There's one thing clear about the Internet of Things — and that is that it's very unclear what it will ultimately look like.
We know it will be something that connects billions of devices. But what devices? How will they be connected? And what will be the point in connecting them be?
What is also becoming clear is that one of the major forces that will shape the IoT is the way IT developers and vendors perceive it and how they plan to use it in the future. Microsoft recently added to its already substantial contribution on the issue by pointing to different reasons why businesses need an IoT strategy.
Stating the Obvious
It seems unnecessary to stress the importance of developing an IoT strategy, but sometimes these things just need to be said.
Think about cloud computing. It didn’t seem necessary to develop business strategies for that, but then we saw recently that small-to-medium sized companies (SMBs) are not only avoiding it, but 10 percent of them don’t even know what it is.
Big data and big data analytics are the same. Hype aside, it seems many enterprises are still not sure what big data is, how they use it or what it's good for.
In fact, it’s not just emerging technologies that are causing problems. It’s also what are now considered traditional technologies, like enterprise content management and document management.
Every year, in its State of the Industry report on the ECM market, AIIM consistently finds evidence to suggest that many organizations are having the same difficulty taming their information that they would a wild beast.
IoT In The Future
So recent attempts by vendors to work out strategies or even define the IoT should not be dismissed as mere marketing. Rather, they are genuine attempts to define the IoT.
Only this month, for example, Pew Research published a report summarizing what some of the leading web luminaries think about the IoT. The only thing they really agreed on was that there could be no agreement.
The result is that, for practical purposes, it is going to be up to the IT companies that end up building the IoT to define and shape it.
About a year ago, Sanjay Poonen, head of the mobile division at SAP, noted that the entire concept can be summarized as follows:
… M2M technology is primarily being used to collect vast amounts of machine and people-based data. The ‘Internet of Things’ concept goes one step further by not only integrating machines, people, ERP and CRM systems, and other information sources like social media, but also analyzing and making use of all the data. Soon, people will interact with devices that in turn interact with data to deliver personalized products and services directly to the consumer in real time…”
There are many other similar definitions from different people, but the basic principal is always the same — the IoT will connect millions, if not billions of devices.
At what point we can call the IoT a reality is difficult to say.

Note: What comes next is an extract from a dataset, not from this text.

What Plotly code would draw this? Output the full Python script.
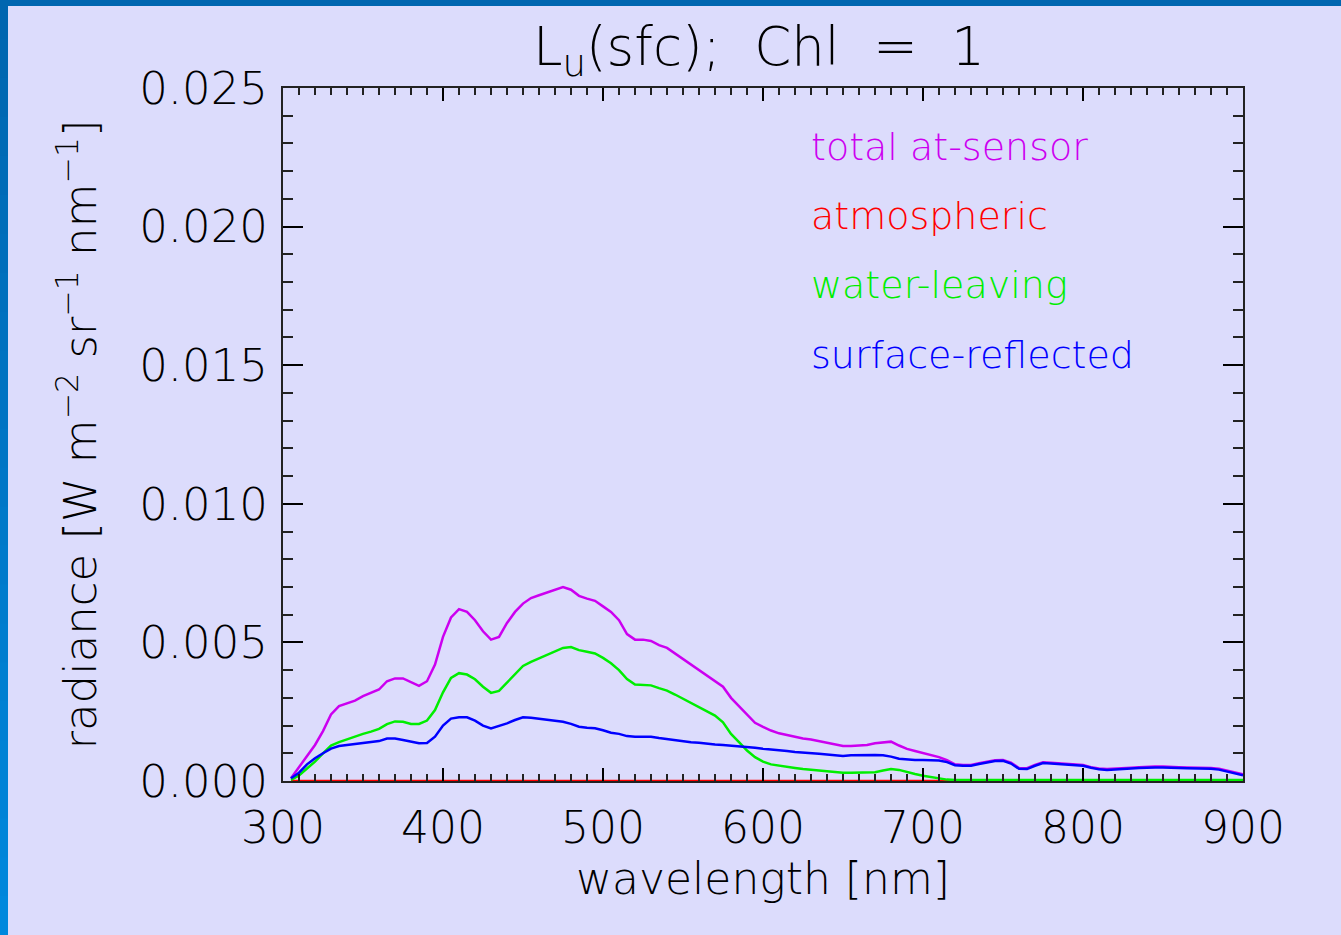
import plotly.graph_objects as go

# ---------------- data ----------------
wavelength = list(range(305, 901, 5))

total_at_sensor = [
    0.0001, 0.0005, 0.0009, 0.0013, 0.0018, 0.0024, 0.0027, 0.0028, 0.0029, 0.00306,   # 305-350
    0.00318, 0.0033, 0.0036, 0.0037, 0.0037, 0.00355, 0.00343, 0.0036, 0.0042, 0.0052,  # 355-400
    0.0059, 0.0062, 0.0061, 0.0058, 0.0054, 0.0051, 0.0052, 0.0057, 0.0061, 0.0064,     # 405-450
    0.0066, 0.0067, 0.0068, 0.0069, 0.0070, 0.0069, 0.00668, 0.00658, 0.0065, 0.0063,   # 455-500
    0.0061, 0.0058, 0.0053, 0.0051, 0.0051, 0.00505, 0.0049, 0.0048, 0.0046, 0.0044,    # 505-550
    0.0042, 0.0040, 0.0038, 0.0036, 0.0034, 0.0030, 0.0027, 0.0024, 0.0021, 0.00195,    # 555-600
    0.00182, 0.00172, 0.00165, 0.00158, 0.00153, 0.0015, 0.00144, 0.0014, 0.00132, 0.00126,  # 605-650
    0.00126, 0.00127, 0.0013, 0.00136, 0.0014, 0.00142, 0.00128, 0.00116, 0.00108, 0.001,   # 655-700
    0.00092, 0.00086, 0.00075, 0.0006, 0.00058, 0.00058, 0.00064, 0.0007, 0.00075, 0.00076,  # 705-750
    0.00066, 0.00047, 0.00046, 0.00058, 0.00068, 0.00066, 0.00064, 0.00063, 0.00061, 0.00058,  # 755-800
    0.0005, 0.00045, 0.00043, 0.00044, 0.00045, 0.00048, 0.0005, 0.00052, 0.00052, 0.00052,  # 805-850
    0.00052, 0.0005, 0.00049, 0.00049, 0.00048, 0.00047, 0.00044, 0.00037, 0.0003, 0.00024,  # 855-900
]

atmospheric = [0.0] * 120

water_leaving = [
    0.00004, 0.0002, 0.00045, 0.0007, 0.001, 0.00128, 0.0014, 0.0015, 0.00162, 0.0017,     # 305-350
    0.00178, 0.00188, 0.00205, 0.00215, 0.00214, 0.00206, 0.00206, 0.00218, 0.00256, 0.0032,  # 355-400
    0.00372, 0.00389, 0.00384, 0.00367, 0.0034, 0.00318, 0.00325, 0.00355, 0.00388, 0.00415,  # 405-450
    0.0043, 0.00443, 0.00455, 0.00467, 0.0048, 0.00483, 0.00472, 0.00466, 0.0046, 0.00444,    # 455-500
    0.00425, 0.004, 0.00368, 0.00348, 0.00346, 0.00345, 0.00335, 0.00326, 0.00312, 0.00297,   # 505-550
    0.00282, 0.00266, 0.00252, 0.00236, 0.00212, 0.0017, 0.0014, 0.0011, 0.00086, 0.0007,     # 555-600
    0.0006, 0.00055, 0.0005, 0.00047, 0.00043, 0.0004, 0.00037, 0.00034, 0.00032, 0.0003,     # 605-650
    0.0003, 0.0003, 0.0003, 0.00032, 0.00038, 0.00043, 0.0004, 0.00032, 0.00025, 0.00019,     # 655-700
    0.00015, 0.00009, 0.00005, 0.00004, 0.00004, 0.00004, 0.00004, 0.00004, 0.00004, 0.00004,  # 705-750
    0.00004, 0.00004, 0.00004, 0.00004, 0.00004, 0.00004, 0.00004, 0.00004, 0.00004, 0.00004,  # 755-800
    0.00004, 0.00004, 0.00004, 0.00004, 0.00004, 0.00004, 0.00004, 0.00004, 0.00004, 0.00004,  # 805-850
    0.00004, 0.00004, 0.00004, 0.00004, 0.00004, 0.00004, 0.00004, 0.00004, 0.00004, 0.00004,  # 855-900
]

surface_reflected = [
    0.0001, 0.0003, 0.0006, 0.00082, 0.001, 0.00117, 0.00126, 0.0013, 0.00134, 0.00137,     # 305-350
    0.0014, 0.00144, 0.00153, 0.00153, 0.00148, 0.00142, 0.00136, 0.00137, 0.0016, 0.002,   # 355-400
    0.00225, 0.0023, 0.0023, 0.00218, 0.002, 0.0019, 0.00198, 0.00208, 0.0022, 0.0023,      # 405-450
    0.00228, 0.00224, 0.0022, 0.00218, 0.00214, 0.00206, 0.00196, 0.00192, 0.0019, 0.00183,  # 455-500
    0.00174, 0.0017, 0.00162, 0.0016, 0.0016, 0.0016, 0.00155, 0.00151, 0.00146, 0.00143,    # 505-550
    0.0014, 0.00138, 0.00134, 0.00132, 0.0013, 0.00128, 0.00126, 0.00123, 0.0012, 0.00116,   # 555-600
    0.00114, 0.00112, 0.00108, 0.00105, 0.00102, 0.001, 0.00098, 0.00096, 0.00092, 0.0009,   # 605-650
    0.00093, 0.00094, 0.00094, 0.00094, 0.00093, 0.00088, 0.0008, 0.00077, 0.00076, 0.00076, # 655-700
    0.00075, 0.00074, 0.00068, 0.00057, 0.00055, 0.00055, 0.00061, 0.00067, 0.00072, 0.00073,  # 705-750
    0.00063, 0.00044, 0.00043, 0.00055, 0.00065, 0.00063, 0.00061, 0.0006, 0.00058, 0.00055,   # 755-800
    0.00048, 0.00042, 0.0004, 0.00041, 0.00042, 0.00045, 0.00047, 0.00049, 0.00049, 0.00049,   # 805-850
    0.00049, 0.00047, 0.00046, 0.00046, 0.00045, 0.00044, 0.00041, 0.00034, 0.00027, 0.00021,  # 855-900
]

series_names = ["total at-sensor", "atmospheric", "water-leaving", "surface-reflected"]
series_values = [total_at_sensor, atmospheric, water_leaving, surface_reflected]
series_colors = ["#CC00F0", "#FF0000", "#00EE00", "#0000FF"]

x_ticks = [300, 400, 500, 600, 700, 800, 900]
y_ticks = [0.000, 0.005, 0.010, 0.015, 0.020, 0.025]
y_tick_labels = ["0.000", "0.005", "0.010", "0.015", "0.020", "0.025"]

FONT = "DejaVu Sans"
WEIGHT = 300
BG = "#DCDCFC"

# ---------------- figure ----------------
W, H = 1341, 935
L, R, T, B = 283, 98, 88, 154

fig = go.Figure()
for name, vals, col in zip(series_names, series_values, series_colors):
    fig.add_trace(go.Scatter(
        x=wavelength, y=vals, mode="lines", name=name,
        line=dict(color=col, width=2.5),
        cliponaxis=(name != "atmospheric"),
        showlegend=False,
    ))

pw, ph = W - L - R, H - T - B
def px2x(px):
    return (px - L) / pw
def py2y(py):
    return (H - B - py) / ph

# colored-text legend
leg_y_px = [147, 216, 285, 355]
for name, col, ypx in zip(series_names, series_colors, leg_y_px):
    fig.add_annotation(
        xref="paper", yref="paper",
        x=px2x(809), y=py2y(ypx),
        xanchor="left", yanchor="middle", showarrow=False,
        text=name, font=dict(family=FONT, size=38, color=col, weight=WEIGHT),
    )

# blue frame (top bar and gradient left bar)
shapes = [dict(type="rect", xref="paper", yref="paper",
               x0=px2x(0), x1=px2x(W), y0=py2y(6), y1=py2y(0),
               fillcolor="#0066B0", line=dict(width=0), layer="above")]
n = 24
for i in range(n):
    t = i / (n - 1)
    g_ = int(0x66 + (0x88 - 0x66) * t)
    b_ = int(0xB0 + (0xDD - 0xB0) * t)
    shapes.append(dict(type="rect", xref="paper", yref="paper",
                       x0=px2x(0), x1=px2x(8),
                       y0=py2y(H * (i + 1) / n + 1), y1=py2y(H * i / n),
                       fillcolor=f"rgb(0,{g_},{b_})", line=dict(width=0), layer="above"))

fig.update_layout(
    width=W, height=H,
    margin=dict(l=L, r=R, t=T, b=B),
    paper_bgcolor=BG, plot_bgcolor=BG,
    font=dict(family=FONT, color="#000000", weight=WEIGHT),
    shapes=shapes,
    title=dict(
        text="L<sub>u</sub>(sfc);\u00a0 Chl\u00a0\u00a0=\u00a0\u00a01",
        x=(759) / W, xanchor="center", xref="container",
        y=1 - 46 / H, yanchor="middle", yref="container",
        font=dict(family=FONT, size=53, color="#000000", weight=WEIGHT),
    ),
    showlegend=False,
)

fig.update_xaxes(
    range=[300, 900], tickvals=x_ticks, ticktext=[str(v) for v in x_ticks],
    ticks="inside", ticklen=13, tickwidth=1.5, tickcolor="#000000",
    minor=dict(dtick=10, ticks="inside", ticklen=7, tickwidth=1.5, tickcolor="#222222"),
    showline=True, linecolor="#222222", linewidth=2, mirror="allticks",
    showgrid=False, zeroline=False,
    tickfont=dict(family=FONT, size=44, color="#000000", weight=WEIGHT),
    ticklabelstandoff=7,
    title=dict(text="wavelength [nm]", font=dict(family=FONT, size=44, color="#000000", weight=WEIGHT), standoff=8),
)
fig.update_yaxes(
    range=[0, 0.025], tickvals=y_ticks, ticktext=y_tick_labels,
    ticks="inside", ticklen=20, tickwidth=1.5, tickcolor="#000000",
    minor=dict(dtick=0.001, ticks="inside", ticklen=10, tickwidth=1.5, tickcolor="#222222"),
    showline=True, linecolor="#222222", linewidth=2, mirror="allticks",
    showgrid=False, zeroline=False,
    tickfont=dict(family=FONT, size=45, color="#000000", weight=WEIGHT),
    ticklabelstandoff=4,
    title=dict(text="radiance [W m<sup>\u22122</sup> sr<sup>\u22121</sup> nm<sup>\u22121</sup>]",
               font=dict(family=FONT, size=45, color="#000000", weight=WEIGHT), standoff=28),
)

fig.write_html("out.html")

Generally speaking, it will be up and running by 2020 and will consist of anything between 50 billion devices, according to SAP, or a monster that will be worth in the region of $20 trillion sometime in the undefined, hazy future, according to Cisco.
Microsoft and IoT
This has lead Microsoft’s Susan Hauser, corporate vice president at the Enterprise and Partner Group, draw up a list of things that businesses should be doing now while they are still on top of the situation.
For Microsoft, the IoT is going to be a slightly less impressive than the IoT envisaged by Cisco, but it will be impressive all the same.
Citing research from McKinsey Global Institute, Microsoft estimated that the IoT has the potential to create an economic impact of between $2.7 trillion to $6.2 trillion annually by 2025.
It points out that the roots of the IoT are already growing in the shape of the devices, sensors, cloud infrastructure and data and business intelligence tools organizations are already using. It suggests the IoT is not a single, growing entity but rather, something that corporate leaders can better understand by focusing on the areas that matter to them most and building from there.
Instead of thinking about the massive amount of data being produced, think about how one piece of data can provide value to your business, Microsoft suggested.